Goal » Write each line of the material exactly as given, from the top through the line that contains "7 App 4</text>", and omit all pictures.

>> begin Dataset extract

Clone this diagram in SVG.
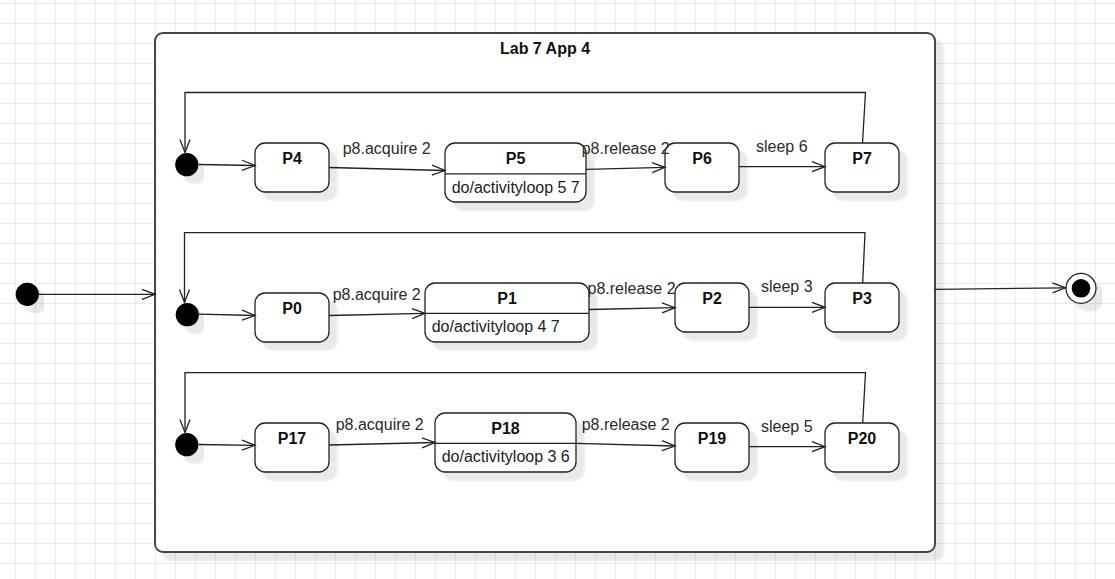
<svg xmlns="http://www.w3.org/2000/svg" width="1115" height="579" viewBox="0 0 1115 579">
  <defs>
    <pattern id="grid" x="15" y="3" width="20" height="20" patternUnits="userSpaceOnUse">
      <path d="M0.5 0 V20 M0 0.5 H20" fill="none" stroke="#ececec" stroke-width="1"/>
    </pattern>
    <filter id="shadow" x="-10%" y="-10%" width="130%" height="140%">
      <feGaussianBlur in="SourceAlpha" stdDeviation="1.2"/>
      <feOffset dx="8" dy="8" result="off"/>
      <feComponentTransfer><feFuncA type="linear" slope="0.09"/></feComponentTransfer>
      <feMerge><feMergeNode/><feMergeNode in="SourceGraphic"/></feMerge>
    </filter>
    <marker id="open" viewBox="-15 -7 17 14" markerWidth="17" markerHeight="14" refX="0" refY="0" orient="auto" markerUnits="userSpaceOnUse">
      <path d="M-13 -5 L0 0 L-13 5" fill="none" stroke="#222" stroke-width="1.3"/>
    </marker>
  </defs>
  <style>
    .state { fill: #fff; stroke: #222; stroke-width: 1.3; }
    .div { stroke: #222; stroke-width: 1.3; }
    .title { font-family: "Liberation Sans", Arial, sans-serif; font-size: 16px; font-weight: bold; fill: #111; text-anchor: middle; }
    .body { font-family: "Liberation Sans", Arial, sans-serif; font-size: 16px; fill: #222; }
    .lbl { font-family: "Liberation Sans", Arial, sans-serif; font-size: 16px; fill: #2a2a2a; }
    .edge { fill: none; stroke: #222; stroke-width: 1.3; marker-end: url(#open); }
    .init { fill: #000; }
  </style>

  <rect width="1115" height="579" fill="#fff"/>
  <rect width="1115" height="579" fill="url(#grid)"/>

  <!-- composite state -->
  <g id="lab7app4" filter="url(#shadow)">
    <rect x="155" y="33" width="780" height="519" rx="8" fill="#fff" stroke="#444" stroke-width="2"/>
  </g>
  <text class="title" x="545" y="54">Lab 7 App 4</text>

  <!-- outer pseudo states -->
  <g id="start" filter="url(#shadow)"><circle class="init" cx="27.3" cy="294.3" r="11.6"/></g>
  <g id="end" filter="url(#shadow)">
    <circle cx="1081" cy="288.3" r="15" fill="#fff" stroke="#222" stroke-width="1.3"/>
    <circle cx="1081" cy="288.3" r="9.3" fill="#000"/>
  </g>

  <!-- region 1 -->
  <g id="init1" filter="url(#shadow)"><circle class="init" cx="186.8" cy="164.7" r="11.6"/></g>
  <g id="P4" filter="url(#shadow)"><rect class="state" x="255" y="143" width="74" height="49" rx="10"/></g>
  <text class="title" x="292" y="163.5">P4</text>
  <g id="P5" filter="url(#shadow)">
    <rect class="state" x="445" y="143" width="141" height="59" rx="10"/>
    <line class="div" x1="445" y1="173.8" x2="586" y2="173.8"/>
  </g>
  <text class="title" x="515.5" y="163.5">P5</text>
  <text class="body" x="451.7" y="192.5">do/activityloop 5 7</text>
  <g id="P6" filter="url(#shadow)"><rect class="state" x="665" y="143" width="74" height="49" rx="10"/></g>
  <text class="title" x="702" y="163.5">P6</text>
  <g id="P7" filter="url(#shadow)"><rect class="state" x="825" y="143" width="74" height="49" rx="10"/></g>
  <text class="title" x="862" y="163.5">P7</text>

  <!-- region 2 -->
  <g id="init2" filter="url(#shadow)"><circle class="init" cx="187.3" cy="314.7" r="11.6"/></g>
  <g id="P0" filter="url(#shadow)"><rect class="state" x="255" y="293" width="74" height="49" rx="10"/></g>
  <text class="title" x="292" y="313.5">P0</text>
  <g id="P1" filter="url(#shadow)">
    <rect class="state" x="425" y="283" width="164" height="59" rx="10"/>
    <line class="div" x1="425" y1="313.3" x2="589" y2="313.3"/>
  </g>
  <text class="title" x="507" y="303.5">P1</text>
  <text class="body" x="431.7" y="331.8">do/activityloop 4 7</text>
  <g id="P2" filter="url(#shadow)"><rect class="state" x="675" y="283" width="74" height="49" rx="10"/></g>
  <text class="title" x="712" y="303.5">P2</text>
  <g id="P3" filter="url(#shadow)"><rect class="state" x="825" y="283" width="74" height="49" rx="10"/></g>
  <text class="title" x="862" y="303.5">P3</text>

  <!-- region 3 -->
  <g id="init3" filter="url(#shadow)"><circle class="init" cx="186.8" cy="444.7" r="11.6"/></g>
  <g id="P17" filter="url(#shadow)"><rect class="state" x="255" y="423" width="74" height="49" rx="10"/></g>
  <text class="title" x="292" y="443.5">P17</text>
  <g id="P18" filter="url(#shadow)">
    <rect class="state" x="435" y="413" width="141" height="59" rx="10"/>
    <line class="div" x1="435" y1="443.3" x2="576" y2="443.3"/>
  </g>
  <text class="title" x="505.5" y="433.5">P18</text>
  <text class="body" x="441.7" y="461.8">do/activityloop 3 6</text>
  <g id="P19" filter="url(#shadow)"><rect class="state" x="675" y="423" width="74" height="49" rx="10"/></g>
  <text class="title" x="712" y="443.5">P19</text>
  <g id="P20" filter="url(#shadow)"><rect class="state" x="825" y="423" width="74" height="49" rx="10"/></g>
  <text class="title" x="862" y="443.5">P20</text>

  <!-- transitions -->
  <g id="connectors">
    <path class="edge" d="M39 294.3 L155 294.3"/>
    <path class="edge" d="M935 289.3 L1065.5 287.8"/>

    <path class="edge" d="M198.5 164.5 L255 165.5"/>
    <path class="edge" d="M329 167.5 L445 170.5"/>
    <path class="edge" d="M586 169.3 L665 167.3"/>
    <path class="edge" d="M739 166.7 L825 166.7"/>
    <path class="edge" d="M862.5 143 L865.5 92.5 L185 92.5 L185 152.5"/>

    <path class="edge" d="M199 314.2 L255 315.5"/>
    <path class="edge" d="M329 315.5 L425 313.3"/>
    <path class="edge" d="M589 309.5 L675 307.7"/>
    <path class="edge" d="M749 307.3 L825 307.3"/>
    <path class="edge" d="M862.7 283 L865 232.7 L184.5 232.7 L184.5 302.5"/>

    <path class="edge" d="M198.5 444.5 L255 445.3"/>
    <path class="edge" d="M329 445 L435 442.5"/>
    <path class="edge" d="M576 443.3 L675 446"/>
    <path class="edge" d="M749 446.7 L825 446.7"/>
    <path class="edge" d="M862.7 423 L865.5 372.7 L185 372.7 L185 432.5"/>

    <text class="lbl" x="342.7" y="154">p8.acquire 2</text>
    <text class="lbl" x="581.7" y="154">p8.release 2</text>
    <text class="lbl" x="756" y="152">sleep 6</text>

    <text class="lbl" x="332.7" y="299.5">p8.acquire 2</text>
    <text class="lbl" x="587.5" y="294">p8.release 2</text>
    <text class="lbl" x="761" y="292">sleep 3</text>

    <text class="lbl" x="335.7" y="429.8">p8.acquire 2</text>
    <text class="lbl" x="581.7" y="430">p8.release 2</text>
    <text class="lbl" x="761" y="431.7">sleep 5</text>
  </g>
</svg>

>> end Dataset extract

Problem solution »
Clone this diagram in SVG.
<svg xmlns="http://www.w3.org/2000/svg" width="1115" height="579" viewBox="0 0 1115 579">
  <defs>
    <pattern id="grid" x="15" y="3" width="20" height="20" patternUnits="userSpaceOnUse">
      <path d="M0.5 0 V20 M0 0.5 H20" fill="none" stroke="#ececec" stroke-width="1"/>
    </pattern>
    <filter id="shadow" x="-10%" y="-10%" width="130%" height="140%">
      <feGaussianBlur in="SourceAlpha" stdDeviation="1.2"/>
      <feOffset dx="8" dy="8" result="off"/>
      <feComponentTransfer><feFuncA type="linear" slope="0.09"/></feComponentTransfer>
      <feMerge><feMergeNode/><feMergeNode in="SourceGraphic"/></feMerge>
    </filter>
    <marker id="open" viewBox="-15 -7 17 14" markerWidth="17" markerHeight="14" refX="0" refY="0" orient="auto" markerUnits="userSpaceOnUse">
      <path d="M-13 -5 L0 0 L-13 5" fill="none" stroke="#222" stroke-width="1.3"/>
    </marker>
  </defs>
  <style>
    .state { fill: #fff; stroke: #222; stroke-width: 1.3; }
    .div { stroke: #222; stroke-width: 1.3; }
    .title { font-family: "Liberation Sans", Arial, sans-serif; font-size: 16px; font-weight: bold; fill: #111; text-anchor: middle; }
    .body { font-family: "Liberation Sans", Arial, sans-serif; font-size: 16px; fill: #222; }
    .lbl { font-family: "Liberation Sans", Arial, sans-serif; font-size: 16px; fill: #2a2a2a; }
    .edge { fill: none; stroke: #222; stroke-width: 1.3; marker-end: url(#open); }
    .init { fill: #000; }
  </style>

  <rect width="1115" height="579" fill="#fff"/>
  <rect width="1115" height="579" fill="url(#grid)"/>

  <!-- composite state -->
  <g id="lab7app4" filter="url(#shadow)">
    <rect x="155" y="33" width="780" height="519" rx="8" fill="#fff" stroke="#444" stroke-width="2"/>
  </g>
  <text class="title" x="545" y="54">Lab 7 App 4</text>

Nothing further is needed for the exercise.